Academic George Junus Aditjondro (GJA) wrote an analysis of the future of SG and PAG when the Law on the Specialness of Yogyakarta was still at the planning stage. In his writing, GJA made it clear that the recent revival of the issue of what makes Yogyakarta special was not merely about whether leaders should be elected or imposed. Instead he believed that there were major economic interests behind the planned law, ie the land issue. GJA described the clauses about land as a stowaway on the planned law on the Specialness of Yogyakarta.

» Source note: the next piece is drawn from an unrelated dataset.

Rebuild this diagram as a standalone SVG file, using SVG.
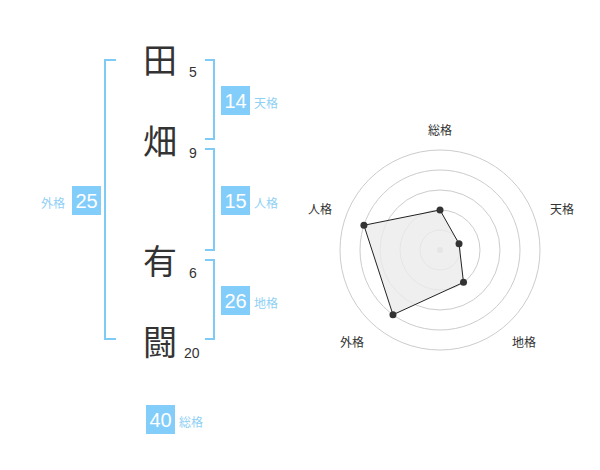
<svg xmlns="http://www.w3.org/2000/svg" width="600" height="470" viewBox="0 0 600 470">
<style>
.ch{font-family:"Noto Sans CJK JP","Noto Sans CJK SC",sans-serif;font-size:34px;fill:#333;text-anchor:middle}
.num{font-family:"Liberation Sans",Arial,sans-serif;font-size:14px;fill:#333}
.br{fill:none;stroke:#7fcbf5;stroke-width:2}
.box{fill:#82cdfa}
.bt{font-family:"Liberation Sans",Arial,sans-serif;font-size:20px;fill:#fff;text-anchor:middle}
.lb{font-family:"Noto Sans CJK JP","Noto Sans CJK SC",sans-serif;font-size:12px;fill:#8fd0f5}
.ring{fill:none;stroke:#ccc;stroke-width:1}
.ax{font-family:"Noto Sans CJK JP","Noto Sans CJK SC",sans-serif;font-size:12px;fill:#333;text-anchor:middle}
</style>
<rect width="600" height="470" fill="#fff"/>
<g id="connectors">
<path class="br" d="M116,60H105V339H116"/>
<path class="br" d="M205,60H214V139H205"/>
<path class="br" d="M205,149H214V250H205"/>
<path class="br" d="M205,260H214V339H205"/>
</g>
<g id="char1"><text class="ch" x="160" y="73">田</text><text class="num" x="189" y="77">5</text></g>
<g id="char2"><text class="ch" x="160" y="154">畑</text><text class="num" x="189" y="158">9</text></g>
<g id="char3"><text class="ch" x="160" y="274">有</text><text class="num" x="189" y="278">6</text></g>
<g id="char4"><text class="ch" x="160" y="355">闘</text><text class="num" x="184" y="358">20</text></g>
<g id="tenkaku"><rect class="box" x="221" y="86" width="29" height="29"/><text class="bt" x="235.5" y="108">14</text><text class="lb" x="254" y="108">天格</text></g>
<g id="jinkaku"><rect class="box" x="221" y="186" width="29" height="29"/><text class="bt" x="235.5" y="208">15</text><text class="lb" x="254" y="208">人格</text></g>
<g id="chikaku"><rect class="box" x="221" y="286" width="29" height="29"/><text class="bt" x="235.5" y="308">26</text><text class="lb" x="254" y="308">地格</text></g>
<g id="gaikaku"><rect class="box" x="72" y="186" width="29" height="29"/><text class="bt" x="86.5" y="208">25</text><text class="lb" x="41" y="208">外格</text></g>
<g id="soukaku"><rect class="box" x="146" y="405" width="29" height="29"/><text class="bt" x="160.5" y="427">40</text><text class="lb" x="179" y="427">総格</text></g>
<g id="radar">
<circle class="ring" cx="440" cy="250" r="20"/>
<circle class="ring" cx="440" cy="250" r="40"/>
<circle class="ring" cx="440" cy="250" r="60"/>
<circle class="ring" cx="440" cy="250" r="80"/>
<circle class="ring" cx="440" cy="250" r="100"/>
<circle cx="440" cy="250" r="3" fill="#ccc"/>
<polygon points="440,210 459.02,243.82 463.51,282.36 392.98,314.72 363.92,225.28" fill="#ebebeb" fill-opacity="0.8" stroke="#222" stroke-width="1"/>
<g fill="#333">
<circle cx="440" cy="210" r="3.5"/>
<circle cx="459.02" cy="243.82" r="3.5"/>
<circle cx="463.51" cy="282.36" r="3.5"/>
<circle cx="392.98" cy="314.72" r="3.5"/>
<circle cx="363.92" cy="225.28" r="3.5"/>
</g>
<text class="ax" x="440" y="135">総格</text>
<text class="ax" x="562" y="214">天格</text>
<text class="ax" x="320" y="214">人格</text>
<text class="ax" x="352" y="347">外格</text>
<text class="ax" x="524" y="347">地格</text>
</g>
</svg>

So, is it right to just blame Haryadi for the chaos in land use and agrarian planning in Yogyakarta? The answer is of course no. First of all, the same chaos is also occurring in the other parts of Yogyakarta province – Sleman, Gunung Kidul, Kulon Progo and Bantul, places where Haryadi has no authority. Secondly, the criminalisation experienced by M. Arif has also been faced by two other people, Tujiko (a farmer from the Kulon Progo coastal area) an George Junus Aditjondro (academic). All three of these cases have occurred for one reason: the people have prodded the royal family’s power or interests. Tukijo was considered to be an obstacle to the iron sand mining project. GJA was accused of slandering the Palace’s good name and taking actions unpleasing to the Palace, because of his article ‘the Law on the Specialness of Yogyakarta’s hidden stowaway’. Most recently, M. Arif, because of the “Jogja Ora Didol” mural he painted, was considered to be propagating hatred.
What has befallen M. Arif, Tukijo and GJA could happen to anyone. Tyrants are indiscriminate, they don’t care who or what you are. Academics, farmers, artists or whoever else, if they dare to challenge their power, they can be imprisoned, or even disappeared.
So, is it still just a case of looking for Haryadi?